European Medicines Agency widens public access to documents

Press release 30/11/2010

Policy on access to documents also sets out new approach for proactive disclosure of documents

The European Medicines Agency (EMA) has published its new policy on access to documents related to medicines for human and veterinary use. The new policy is part of the Agency's response to increasing public demand for more openness and transparency. It will give wider access than ever before to documents held by the Agency, while it ensures that personal data and commercial confidential information remain adequately protected.

“Openness and transparency are enshrined as fundamental values in the Agency's regulatory framework”, says Noël Wathion, Head of Patient Health Protection at the European Medicines Agency. “They allow our stakeholders to understand the basis for the Agency's scientific decision-making and provide for the basis on which patients and healthcare professionals can have confidence in our opinions and information relating to medicines.”

As a general rule, the Agency will release documents once a procedure concerning a medicine has been finalised to protect the decision-making process.

The new policy gives access to all business-related documents unless there is a need to respect arrangements with non-EU regulators or international organisations, or to protect the privacy and integrity of a natural or legal person. Documents submitted to the Agency as part of a marketing authorisation application, such as clinical trial reports, can now also be released, provided the decision-making process for the application in question is finalised. Where only parts of a document contain information that cannot be disclosed, the Agency will redact the document to protect personal data and commercial confidential information, and release the non-confidential parts.

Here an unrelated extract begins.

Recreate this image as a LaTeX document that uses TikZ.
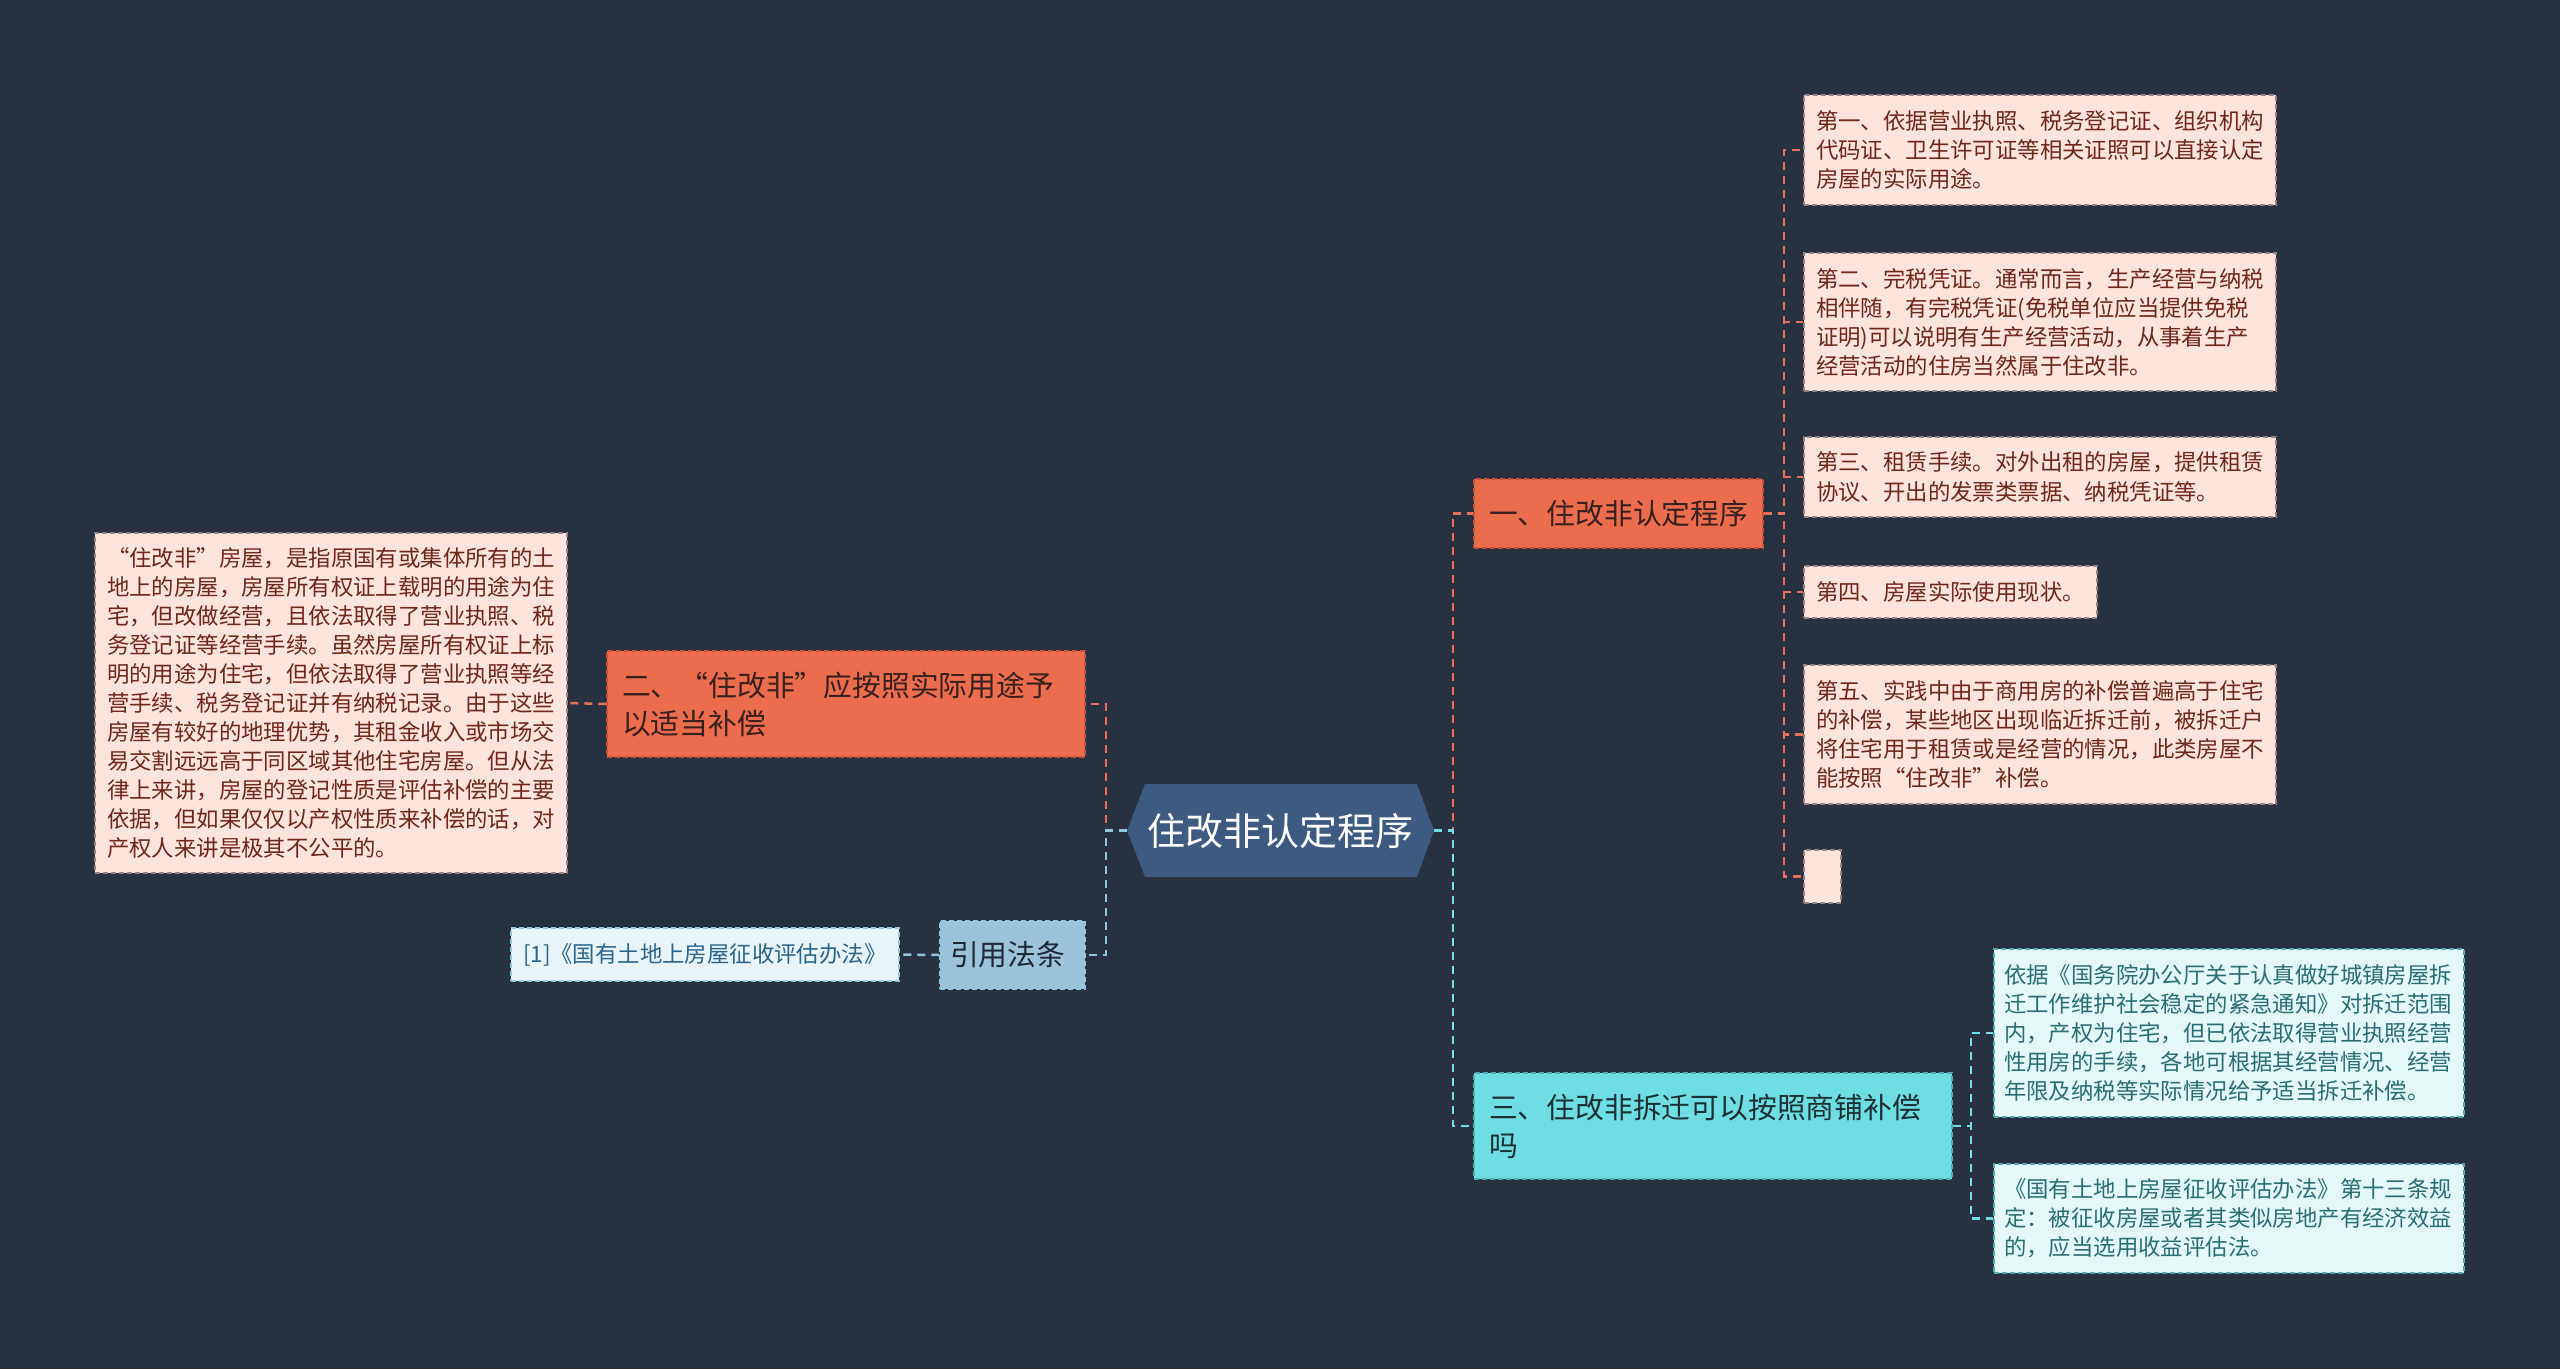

The Agency has produced general guidance on the types of documents it holds, whether they can be made available and whether they will have to be redacted. The list in form of an 'output table' is available on the Agency's website.

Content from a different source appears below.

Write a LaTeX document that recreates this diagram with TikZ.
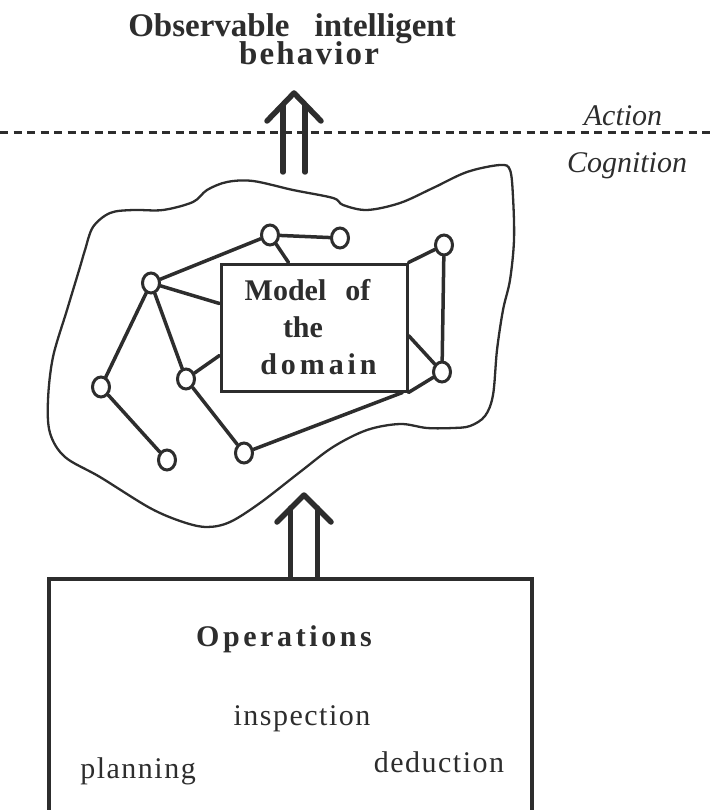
\documentclass[tikz,border=0pt]{standalone}
\usepackage{fontspec}
\setmainfont{Liberation Serif}
\usetikzlibrary{shapes.geometric,calc}
\definecolor{ink}{RGB}{45,45,45}
\begin{document}
\begin{tikzpicture}[x=1pt,y=-1pt,
  every node/.style={text=ink, inner sep=0pt},
  txt/.style={font=\fontsize{30}{36}\selectfont},
  bold/.style={font=\fontsize{30}{37}\selectfont\bfseries},
  head/.style={font=\fontsize{33}{37}\selectfont\bfseries},
  ital/.style={font=\fontsize{30}{36}\selectfont\itshape},
  vertex/.style={ellipse, draw=ink, line width=3pt, fill=white,
                 minimum width=17pt, minimum height=20pt},
  edge/.style={draw=ink, line width=3.5pt, line cap=round},
  frame/.style={draw=ink, line width=3pt},
  shaft/.style={draw=ink, line width=5.5pt, line cap=round, line join=round},
  divider/.style={draw=ink, line width=3pt, dash pattern=on 8pt off 5.5pt},
  outline/.style={draw=ink, line width=2.3pt}
]
\clip (0,0) rectangle (715,810);

% heading
\node[head, anchor=base] (title1) at (292,37) {Observable\hspace{25pt}intelligent};
\node[head, anchor=base] (title2) at (309,65) {\addfontfeatures{LetterSpace=6.6}behavior};

% action / cognition boundary
\draw[divider] (0,133) -- (715,133);
\node[ital, anchor=base] (action) at (623,126) {Action};
\node[ital, anchor=base] (cognition) at (627,173) {Cognition};

% cognitive space
\draw[outline] plot[smooth cycle, tension=0.55] coordinates {
  (85,250) (93,227) (110,213) (133,210) (163,210) (193,202) (207,190)
  (227,182) (253,181) (293,190) (333,198) (343,205) (367,210) (400,203)
  (433,188) (467,172) (500,165) (510,170) (513,197) (514,240) (510,280)
  (503,310) (497,350) (493,395) (485,416) (470,426) (453,428) (427,428)
  (400,424) (367,430) (333,447) (300,472) (260,503) (230,522) (207,527)
  (183,522) (150,508) (100,477) (65,457) (50,433) (48,400) (53,357)
  (67,310) (80,267)};

% domain model box
\node[frame, fill=white, rectangle, minimum width=186pt, minimum height=127pt,
      bold, align=center] (m) at (314,327.5)
  {Model\hspace{19pt}of\kern13pt\\the\kern22pt\\
   \kern9pt{\addfontfeatures{LetterSpace=13}domain}};

% concept vertices
\node[vertex] (A) at (270,235) {};
\node[vertex] (B) at (340,238) {};
\node[vertex] (C) at (444,245) {};
\node[vertex] (D) at (151,283) {};
\node[vertex] (E) at (101,387) {};
\node[vertex] (F) at (186,379) {};
\node[vertex] (G) at (442,372) {};
\node[vertex] (H) at (167,460) {};
\node[vertex] (I) at (244,453) {};

% concept links
\draw[edge] (A) -- (B);
\draw[edge] (A) -- ($(m.north west)+(69,0)$);
\draw[edge] (D) -- (A);
\draw[edge] (D) -- ($(m.north west)+(0,41)$);
\draw[edge] (D) -- (E);
\draw[edge] (D) -- (F);
\draw[edge] (F) -- ($(m.north west)+(0,93)$);
\draw[edge] (E) -- (H);
\draw[edge] (F) -- (I);
\draw[edge] (I) -- ($(m.south east)+(-6,0)$);
\draw[edge] (C) -- (m.north east);
\draw[edge] (C) -- (G);
\draw[edge] (G) -- ($(m.north east)+(0,73)$);
\draw[edge] (G) -- (m.south east);

% operations box
\node[frame, line width=3.5pt, rectangle, minimum width=483pt, minimum height=260pt,
      anchor=north west] (ops) at (47,577) {};
\node[bold, anchor=base] (optitle) at (284,646) {\addfontfeatures{LetterSpace=12}Operations};
\node[txt, anchor=base] (insp) at (302,725) {\addfontfeatures{LetterSpace=5}inspection};
\node[txt, anchor=base] (plan) at (138,778) {\addfontfeatures{LetterSpace=5}planning};
\node[txt, anchor=base] (ded) at (439,772) {\addfontfeatures{LetterSpace=5}deduction};

% arrow from the model up to behaviour
\coordinate (ta0) at (294,172);
\coordinate (ta1) at (294,93);
\draw[shaft] ($(ta0)+(-11,0)$) -- ($(ta1)+(-11,12)$);
\draw[shaft] ($(ta0)+(11,0)$) -- ($(ta1)+(11,12)$);
\draw[shaft] ($(ta1)+(-27,28)$) -- (ta1) -- ($(ta1)+(27,28)$);

% arrow from operations up into the model
\coordinate (ba0) at (304,578);
\coordinate (ba1) at (304,495);
\draw[shaft] ($(ba0)+(-13.5,0)$) -- ($(ba1)+(-13.5,13)$);
\draw[shaft] ($(ba0)+(13.5,0)$) -- ($(ba1)+(13.5,13)$);
\draw[shaft] ($(ba1)+(-27,27)$) -- (ba1) -- ($(ba1)+(27,27)$);
\end{tikzpicture}
\end{document}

Implementation of the policy will be in a two-step approach. The first phase will focus on reactive disclosure of documents in response to written requests. During this phase the Agency will put in place arrangements to ensure that implementation of this new policy will not conflict in any way with the ability of the Agency to perform its core functions of authorisation and supervision of medicines. In the second phase, the Agency will gradually populate the electronic register with documents held by the Agency which can be disclosed.